宇土市走潟(はしりがた)町の医院長方で04年、妻の中津千鶴子さん(当時49歳)が殺害され、現金などが奪われた事件。強盗殺人罪などで16日起訴された無職、田尻賢一被告(39)は今年2月の熊本市渡鹿の夫婦殺傷事件でも強盗殺人罪などで起訴されている。遊興費ほしさに借金を重ね、返済に困って強盗を繰り返し2人の命を奪ったとされる。今後開かれる裁判員裁判では厳刑が求刑される可能性もある。【澤本麻里子、遠山和宏】
関係者によると、田尻被告は熊本市内の高校を卒業後、美容専門学校に進学。半年ほどで中退し県外で就職した。その後熊本に戻り、96年秋から03年春まで宅配会社に勤務。月収は40万円ほどで、生活するには十分だったとみられる。しかし、収入のほとんどをパチンコや風俗店などにつぎ込み、借金を重ねていった。親の力を借りて数回清算するも生活態度は改まらず、事件当時はこれ以上借りられない状態に陥っていたという。
04年3月初旬、田尻被告は「大金がほしい」と強盗を計画。熊本市内のホームセンターで凶器のスパナを購入した。事件前日は当時勤めていた会社を休み、宅配会社時代に担当していた宇土市内の裕福そうな家を思い出して4軒ほど下見。中津さんが1人になるところを見計らってインターホンを鳴らした。「ぜんそくの発作で苦しい。吸入器をください」。中津さんが慌てて玄関ドアを開けると一気に押し入った。

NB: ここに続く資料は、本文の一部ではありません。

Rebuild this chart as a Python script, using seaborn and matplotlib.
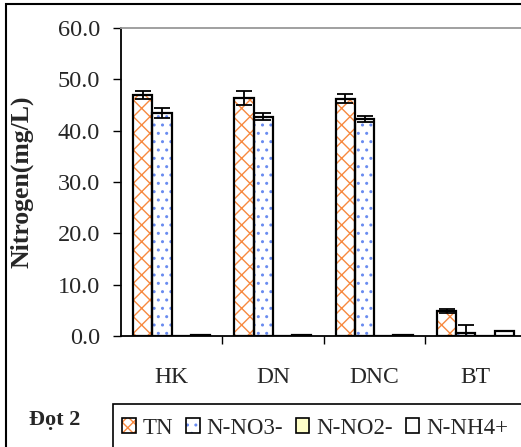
import numpy as np
import pandas as pd
import matplotlib
matplotlib.use("Agg")
import matplotlib.pyplot as plt
import seaborn as sns
from matplotlib.patches import Rectangle, Patch
from matplotlib.legend_handler import HandlerTuple

sites = ["HK", "DN", "DNC", "BT"]
params = ["TN", "N-NO3-", "N-NO2-", "N-NH4+"]
tn = [46.9, 46.4, 46.2, 4.9]
tn_err = [0.8, 1.4, 0.9, 0.4]
no3 = [43.5, 42.7, 42.3, 0.6]
no3_err = [1.0, 0.7, 0.6, 1.6]
no2 = [0.02, 0.02, 0.02, 0.02]
no2_err = [0.0, 0.0, 0.0, 0.0]
nh4 = [0.1, 0.1, 0.1, 1.0]
nh4_err = [0.0, 0.0, 0.0, 0.0]
yticks = [0, 10, 20, 30, 40, 50, 60]
title_text = "Đọt 2"
ylabel = "Nitrogen(mg/L)"

values = {"TN": tn, "N-NO3-": no3, "N-NO2-": no2, "N-NH4+": nh4}
errors = {"TN": tn_err, "N-NO3-": no3_err, "N-NO2-": no2_err, "N-NH4+": nh4_err}
df = pd.DataFrame([(s, p, values[p][i]) for p in params for i, s in enumerate(sites)],
                  columns=["site", "param", "value"])

sns.set_style("white")
plt.rcParams["font.family"] = ["Liberation Serif", "DejaVu Serif"]
plt.rcParams["hatch.linewidth"] = 1.0

W, H = 521, 447
fig = plt.figure(figsize=(W / 100, H / 100), dpi=100)
ax = fig.add_axes([121 / W, 1 - 336 / H, (526 - 121) / W, (336 - 28) / H])

hatch_col = {"TN": "#F7893F", "N-NO3-": "#6A8CF0", "N-NO2-": "#FFFFC8", "N-NH4+": "white"}
face = {"TN": "white", "N-NO3-": "white", "N-NO2-": "#FFFFC8", "N-NH4+": "white"}
hatches = {"TN": "xx", "N-NO3-": "..", "N-NO2-": "", "N-NH4+": ""}

sns.barplot(data=df, x="site", y="value", hue="param", order=sites, hue_order=params,
            palette=face, width=0.76, ax=ax, legend=False, errorbar=None, saturation=1)

containers = ax.containers
for p, cont in zip(params, containers):
    for i, bar in enumerate(cont.patches):
        bar.set_facecolor(face[p])
        bar.set_edgecolor(hatch_col[p])
        bar.set_hatch(hatches[p])
        bar.set_linewidth(0)
        x0, y0 = bar.get_x(), bar.get_y()
        w, h = bar.get_width(), bar.get_height()
        ax.add_patch(Rectangle((x0, y0), w, h, fill=False, edgecolor="black", lw=1.6, zorder=3))
        e = errors[p][i]
        if e > 0:
            ax.errorbar(x0 + w / 2, h, yerr=e, fmt="none", ecolor="black", elinewidth=1.3,
                        capsize=6, capthick=1.3, zorder=4)

ax.set_xlim(-0.5, 3.5)
ax.set_ylim(0, 60)
ax.set_yticks(yticks)
ax.set_yticklabels([f"{v:.1f}" for v in yticks])
ax.set_xticks(range(len(sites)))
ax.set_xticklabels(sites)
ax.set_xticks([0.5, 1.5, 2.5], minor=True)
ax.tick_params(axis="x", which="major", length=0, pad=22, labelsize=17)
ax.tick_params(axis="x", which="minor", length=6, width=1, color="black", direction="out", bottom=True)
ax.tick_params(axis="y", length=6, width=1, color="black", direction="out", pad=9, labelsize=17.5, left=True)
ax.set_xlabel("")
ax.set_ylabel(ylabel, fontsize=18.5, fontweight="bold")
ax.yaxis.set_label_coords(-88 / 405, 0.5)

for s in ["left", "bottom"]:
    ax.spines[s].set_color("black")
    ax.spines[s].set_linewidth(1.3)
ax.spines["top"].set_color("#999999")
ax.spines["top"].set_linewidth(1.3)
ax.spines["right"].set_visible(False)

# outer frame
fig.patches.append(Rectangle((6 / W, -0.1), 1.2, 1 - 4 / H + 0.1, transform=fig.transFigure,
                             fill=False, edgecolor="black", lw=1.5))
# legend box
fig.patches.append(Rectangle((113 / W, -0.1), 1.2, 1 - 404 / H + 0.1, transform=fig.transFigure,
                             fill=False, edgecolor="black", lw=1.2))
fig.text(29 / W, 1 - 420 / H, title_text, fontsize=16, fontweight="bold", va="center", ha="left")

handles = []
for p in params:
    h1 = Patch(facecolor=face[p], edgecolor=hatch_col[p], hatch="xxx" if p == "TN" else hatches[p], lw=0)
    h2 = Patch(facecolor="none", edgecolor="black", lw=1.2)
    handles.append((h1, h2))
fig.legend(handles, params, handler_map={tuple: HandlerTuple(ndivide=1)},
           loc="center left", bbox_to_anchor=(122 / W, 1 - 428 / H), ncol=4, frameon=False,
           fontsize=16.5, handlelength=0.6, handleheight=0.6, handletextpad=0.3,
           columnspacing=0.55, borderpad=0, borderaxespad=0)

fig.savefig("out.png", dpi=100)
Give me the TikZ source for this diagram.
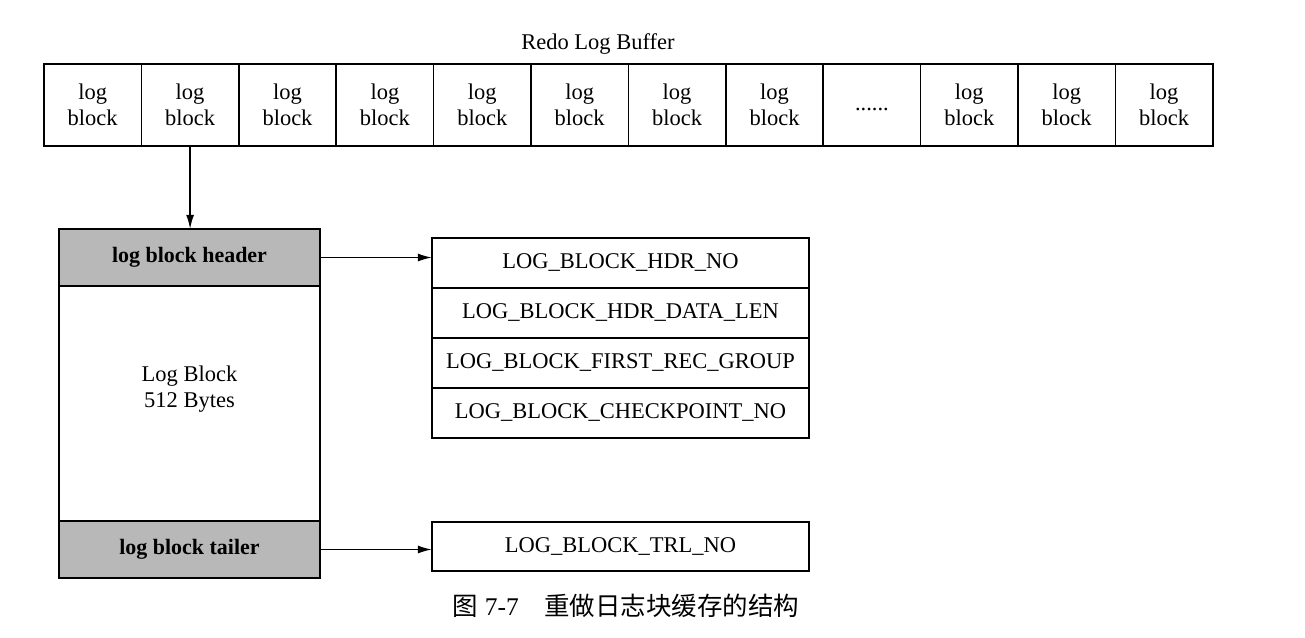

事件後しばらくは発覚を恐れていたが、日がたつにつれてまた遊びに没頭していったという。7年後の今年2月初旬、母親に借りた金の返済期限を過ぎていることに焦りを感じていた。無職にもかかわらず、母親には「昼も夜も仕事をしている」とうそをついていた。同居女性にも「600万円ほど預金がある」と話していたが、実際は消費者金融などに400万円以上の借金があったという。
「生活費や遊ぶ金がほしい」。2月中旬、再び強盗を計画した田尻被告は運送会社の仕事で来たことがある熊本市渡鹿の会社役員方を下見した。約1週間後の23日「車を壁にぶつけてしまった」とうそをついて家に上がり込み、応対した妻の右田美子(よしこ)さん(当時65歳)をバタフライナイフでいきなり襲った。
事件から2日後。会社役員方のカメラ付きインターホンに自分が映っているとの報道を知り「逃げ切れない」と思った田尻被告は出頭し、殺人容疑などで逮捕された。被害者の顔や頭を何度も執拗(しつよう)に襲う、うそをついて誘い出すなど二つの事件の手口が似ていることに捜査員は気付いた。県警が追及すると、7年前の事件を認めた。田尻被告は「自分がついたうそに追い詰められた」と話しているという。